Seth Walker – Gotta Get Back | Album Review

sethwalkercdSeth Walker – Gotta Get Back

The Royal Potato Family

http://sethwalker.com/

CD: 12 Songs, 42:36 Minutes       

Styles: New Orleans Blues, Contemporary Electric Blues, Ensemble Blues

 If folk-rock singer Jackson Browne played contemporary blues instead, with a New Orleans flair, he might sound like electric maverick Seth Walker. “Sometimes you have to remind yourself why you started something in the first place,” he muses via his promotional info sheet. “On this stellar new album, Gotta Get Back,” it continues, “he does precisely that, excavating the roots of his love affair with music and reuniting with the family that helped spark the fire all those years ago. The record…stretches from Walker’s childhood living on a commune in North Carolina to stints in Austin, Nashville, New York, and New Orleans.”

If a beautiful woman is ‘easy on the eyes,’ Walker’s smooth, good-natured vocals are incredibly easy on the ears. He almost never mumbles when he sings, and his energy streams into one’s soul like warm sunshine on a winter day. All twelve tracks on this CD are memorable originals, with even more memorable sing-along hooks (as on “High Time” and “Turn This Thing Around”). The only downside is that those looking for traditional rhythms and lyrics won’t find any here. Seth Walker isn’t Muddy Waters, nor should he be. His blues isn’t barroom blues – nor should it be. Sometimes, especially on a long road trip, mellow is the way to go.

Along with Walker stars a brilliant musical ensemble that’s nearly the size of the chorus in Les Miserables. This CD boasts no fewer than eighteen additional musicians!

The following three “cherries” on this album will be the sweetest for traditional blues fans.
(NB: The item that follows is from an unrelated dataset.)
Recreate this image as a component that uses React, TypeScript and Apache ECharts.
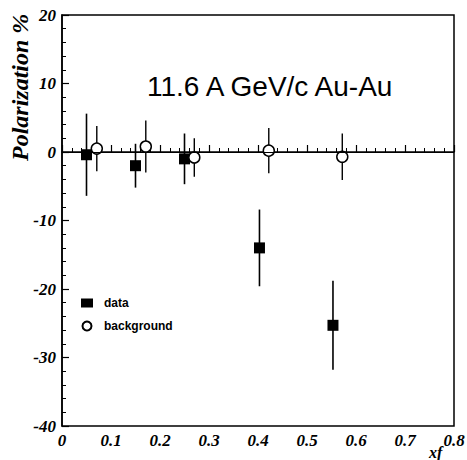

Track 01: “High Time” – Come along to the Big Easy on this opener, light and breezy. Sorry, those in Colorado: this song isn’t (necessarily) about smoking locoweed. “It’s high time we had a high time together,” Seth sings with his comrades in a harmony reminiscent of Steve Miller. “I’m out here running down the street, but I keep dreaming about you and me, and it’s fifty-nine miles to New Orleans, and I’m calling you up to say…” Every instrument on this song is flat-out perfect, from the organ to the piano to the killer electric guitar. Laissez les bon temps roulez!

Track 02: “Fire in the Belly” – This boiling blues rocker blazes at a musical temperature that would melt steel, courtesy of the smoking guitar solo in the middle and the four-alarm horn section. “Fire in the belly for your love, fire in the belly for your touch, fire in the belly for your joy, joy, joy,” Seth exults without a trace of apology. A romantic flutter in the heart may be well and good, but when it comes to passion, all of its flames burn lower down in the body…

Track 05: “Movin’ On” – Of course, when the “Fire in the Belly” dies down, sometimes it’s “so good to be gone.” With a jaunty guitar intro and refrain that will make listeners want to put on their traveling shoes, this ballad shows there’s more to goodbyes than tears and melancholy. Relish the outstanding organ in the middle as it complements the solo, harmonic and sweet.

Blues fans, make no mistake: Gotta Get Back is fan-freaking-tastic!